Give all the lines below again, exactly, with no pictures.

## Supplied entries
/---
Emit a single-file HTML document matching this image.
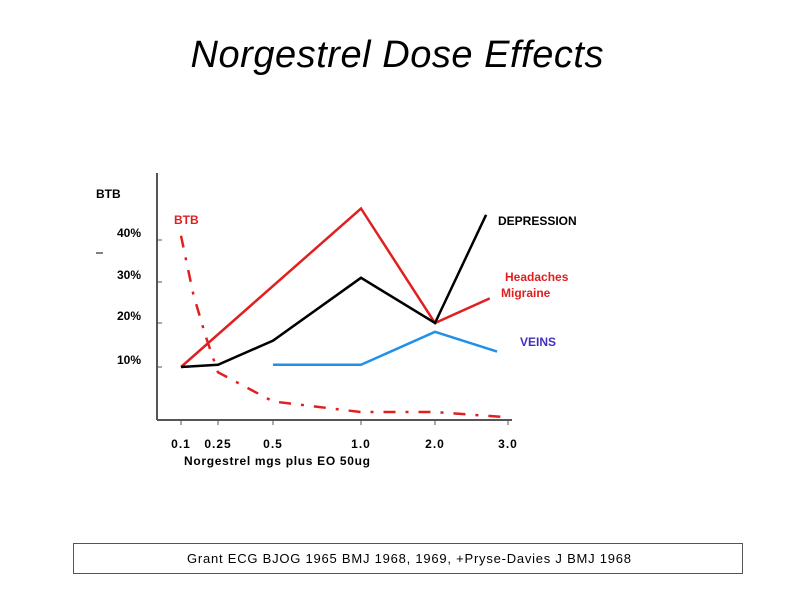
<!DOCTYPE html>
<html><head><meta charset="utf-8"><style>
body{margin:0;background:#fff;width:794px;height:595px;overflow:hidden;font-family:"Liberation Sans",sans-serif}
</style></head><body>
<svg width="794" height="595" xmlns="http://www.w3.org/2000/svg">
<text x="397" y="67" text-anchor="middle" font-size="38" font-style="italic" fill="#000" textLength="413">Norgestrel Dose Effects</text>
<g id="axes"></g>
<g id="marks"></g>
<g font-weight="bold" font-size="12">
<text x="96" y="198" fill="#000">BTB</text>
<text x="174" y="224" fill="#e02020">BTB</text>
<text x="498" y="225" fill="#000">DEPRESSION</text>
<text x="505" y="281" fill="#e02020">Headaches</text>
<text x="501" y="297" fill="#e02020">Migraine</text>
<text x="520" y="346" fill="#4030c0">VEINS</text>
<text x="184" y="465" fill="#000" textLength="186">Norgestrel  mgs  plus EO 50ug</text>
</g>
<line x1="96" y1="253" x2="103" y2="253" stroke="#000"/>
<rect x="73.5" y="543.5" width="669" height="30" fill="none" stroke="#555"/>
<text x="187" y="563" font-size="13" fill="#000" textLength="444">Grant ECG  BJOG 1965  BMJ 1968, 1969, +Pryse-Davies J  BMJ 1968</text>
</svg>
<script>
const xTicks=[0.1,0.25,0.5,1.0,2.0,3.0];
const xTickLabels=["0.1","0.25","0.5","1.0","2.0","3.0"];
const yTicks=[10,20,30,40];
const yTickLabels=["10%","20%","30%","40%"];
const headX=[0.1,1.0,2.0,2.75];
const headY=[10,47.5,20,26];
const depX=[0.1,0.25,0.5,1.0,2.0,2.7];
const depY=[10,10.5,16,31,20,46];
const veinX=[0.5,1.0,2.0,2.85];
const veinY=[10.5,10.5,18,13.5];
const btbX=[0.1,0.15,0.2,0.25,0.5,1.0,2.0,3.0];
const btbY=[41,27,17,9,3.5,1.5,1.5,0.5];
const XD=[0.1,0.25,0.5,1.0,2.0,3.0], XP=[181,218,273,361,435,508];
const YD=[0,10,20,30,40], YP=[420,367,323,282,240];
function interp(v,d,p){let i=0;while(i<d.length-2&&v>d[i+1])i++;return p[i]+(v-d[i])*(p[i+1]-p[i])/(d[i+1]-d[i]);}
const xs=v=>interp(v,XD,XP), ys=v=>interp(v,YD,YP);
const NS="http://www.w3.org/2000/svg";
const axes=document.getElementById('axes'), marks=document.getElementById('marks');
function mk(t,a,p){const e=document.createElementNS(NS,t);for(const k in a)e.setAttribute(k,a[k]);p.appendChild(e);return e;}
let e=mk('line',{x1:157,y1:173,x2:157,y2:420,stroke:'#555','stroke-width':2},axes);


e=mk('line',{x1:157,y1:420,x2:512,y2:420,stroke:'#555','stroke-width':2},axes);


xTicks.forEach((v,i)=>{const x=xs(v);
 let t=mk('line',{x1:x,y1:420,x2:x,y2:425,stroke:'#555'},axes);
 
 
 let l=mk('text',{x:x,y:448,'text-anchor':'middle','font-size':12,'font-weight':'bold','letter-spacing':1},axes);l.textContent=xTickLabels[i];
 
 });
yTicks.forEach((v,i)=>{const y=ys(v);
 let t=mk('line',{x1:157,y1:y,x2:162,y2:y,stroke:'#555'},axes);
 
 
 let l=mk('text',{x:141,y:y-3,'text-anchor':'end','font-size':12,'font-weight':'bold'},axes);l.textContent=yTickLabels[i];
 
 });
function line(X,Y,col,name,dash){const pts=X.map((v,i)=>xs(v)+','+ys(Y[i])).join(' ');
 const a={points:pts,fill:'none',stroke:col,'stroke-width':2.5,'stroke-linejoin':'miter'};
 if(dash)a['stroke-dasharray']=dash;
 const p=mk('polyline',a,marks);
 
 }
line(headX,headY,'#e02020','line-headaches');
line(depX,depY,'#000','line-depression');
line(veinX,veinY,'#2090e8','line-veins');
line(btbX,btbY,'#e02020','line-btb','12,10,3,10');
</script>
</body></html>
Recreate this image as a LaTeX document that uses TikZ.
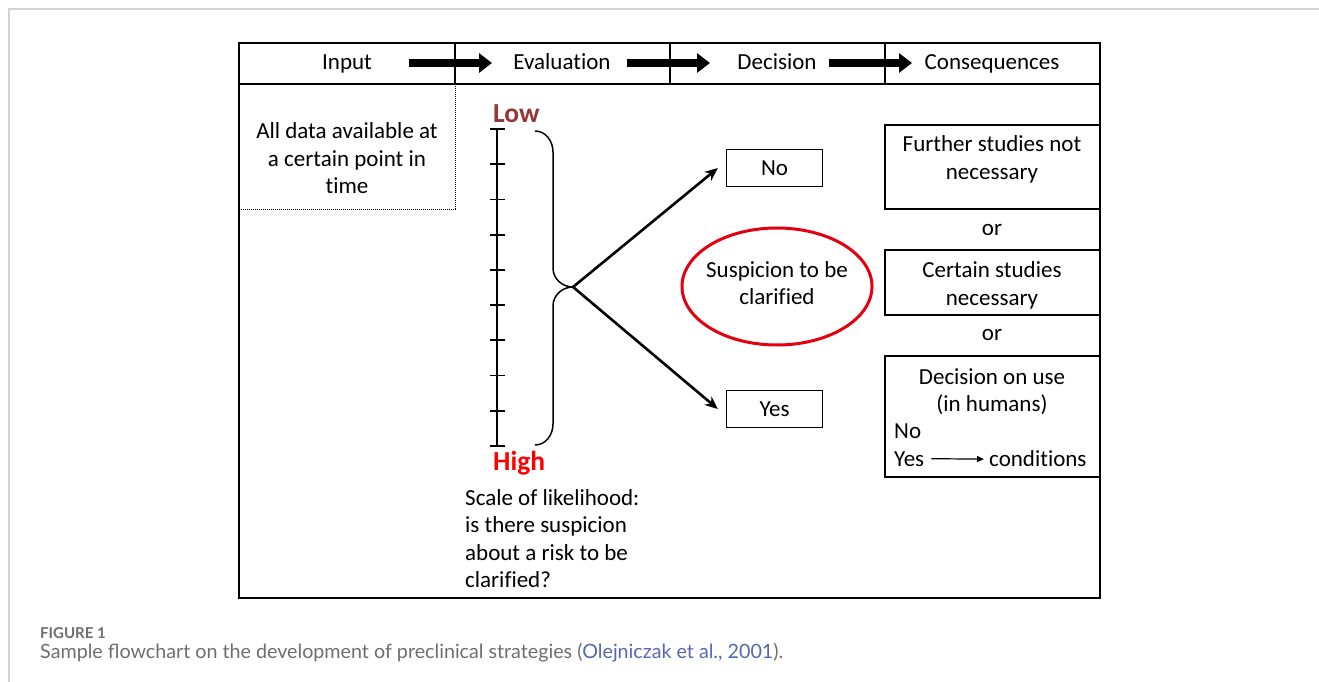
\---
## Finished answer
Emit a single-file HTML document matching this image.
<!DOCTYPE html>
<html><head><meta charset="utf-8"><style>
body{margin:0;background:#fff;width:794px;height:595px;overflow:hidden;font-family:"Liberation Sans",sans-serif}
</style></head><body>
<svg width="794" height="595" xmlns="http://www.w3.org/2000/svg">
<text x="397" y="67" text-anchor="middle" font-size="38" font-style="italic" fill="#000" textLength="413">Norgestrel Dose Effects</text>
<g id="axes"></g>
<g id="marks"></g>
<g font-weight="bold" font-size="12">
<text x="96" y="198" fill="#000">BTB</text>
<text x="174" y="224" fill="#e02020">BTB</text>
<text x="498" y="225" fill="#000">DEPRESSION</text>
<text x="505" y="281" fill="#e02020">Headaches</text>
<text x="501" y="297" fill="#e02020">Migraine</text>
<text x="520" y="346" fill="#4030c0">VEINS</text>
<text x="184" y="465" fill="#000" textLength="186">Norgestrel  mgs  plus EO 50ug</text>
</g>
<line x1="96" y1="253" x2="103" y2="253" stroke="#000"/>
<rect x="73.5" y="543.5" width="669" height="30" fill="none" stroke="#555"/>
<text x="187" y="563" font-size="13" fill="#000" textLength="444">Grant ECG  BJOG 1965  BMJ 1968, 1969, +Pryse-Davies J  BMJ 1968</text>
</svg>
<script>
const xTicks=[0.1,0.25,0.5,1.0,2.0,3.0];
const xTickLabels=["0.1","0.25","0.5","1.0","2.0","3.0"];
const yTicks=[10,20,30,40];
const yTickLabels=["10%","20%","30%","40%"];
const headX=[0.1,1.0,2.0,2.75];
const headY=[10,47.5,20,26];
const depX=[0.1,0.25,0.5,1.0,2.0,2.7];
const depY=[10,10.5,16,31,20,46];
const veinX=[0.5,1.0,2.0,2.85];
const veinY=[10.5,10.5,18,13.5];
const btbX=[0.1,0.15,0.2,0.25,0.5,1.0,2.0,3.0];
const btbY=[41,27,17,9,3.5,1.5,1.5,0.5];
const XD=[0.1,0.25,0.5,1.0,2.0,3.0], XP=[181,218,273,361,435,508];
const YD=[0,10,20,30,40], YP=[420,367,323,282,240];
function interp(v,d,p){let i=0;while(i<d.length-2&&v>d[i+1])i++;return p[i]+(v-d[i])*(p[i+1]-p[i])/(d[i+1]-d[i]);}
const xs=v=>interp(v,XD,XP), ys=v=>interp(v,YD,YP);
const NS="http://www.w3.org/2000/svg";
const axes=document.getElementById('axes'), marks=document.getElementById('marks');
function mk(t,a,p){const e=document.createElementNS(NS,t);for(const k in a)e.setAttribute(k,a[k]);p.appendChild(e);return e;}
let e=mk('line',{x1:157,y1:173,x2:157,y2:420,stroke:'#555','stroke-width':2},axes);


e=mk('line',{x1:157,y1:420,x2:512,y2:420,stroke:'#555','stroke-width':2},axes);


xTicks.forEach((v,i)=>{const x=xs(v);
 let t=mk('line',{x1:x,y1:420,x2:x,y2:425,stroke:'#555'},axes);
 
 
 let l=mk('text',{x:x,y:448,'text-anchor':'middle','font-size':12,'font-weight':'bold','letter-spacing':1},axes);l.textContent=xTickLabels[i];
 
 });
yTicks.forEach((v,i)=>{const y=ys(v);
 let t=mk('line',{x1:157,y1:y,x2:162,y2:y,stroke:'#555'},axes);
 
 
 let l=mk('text',{x:141,y:y-3,'text-anchor':'end','font-size':12,'font-weight':'bold'},axes);l.textContent=yTickLabels[i];
 
 });
function line(X,Y,col,name,dash){const pts=X.map((v,i)=>xs(v)+','+ys(Y[i])).join(' ');
 const a={points:pts,fill:'none',stroke:col,'stroke-width':2.5,'stroke-linejoin':'miter'};
 if(dash)a['stroke-dasharray']=dash;
 const p=mk('polyline',a,marks);
 
 }
line(headX,headY,'#e02020','line-headaches');
line(depX,depY,'#000','line-depression');
line(veinX,veinY,'#2090e8','line-veins');
line(btbX,btbY,'#e02020','line-btb','12,10,3,10');
</script>
</body></html>
Recreate this image as a LaTeX document that uses TikZ.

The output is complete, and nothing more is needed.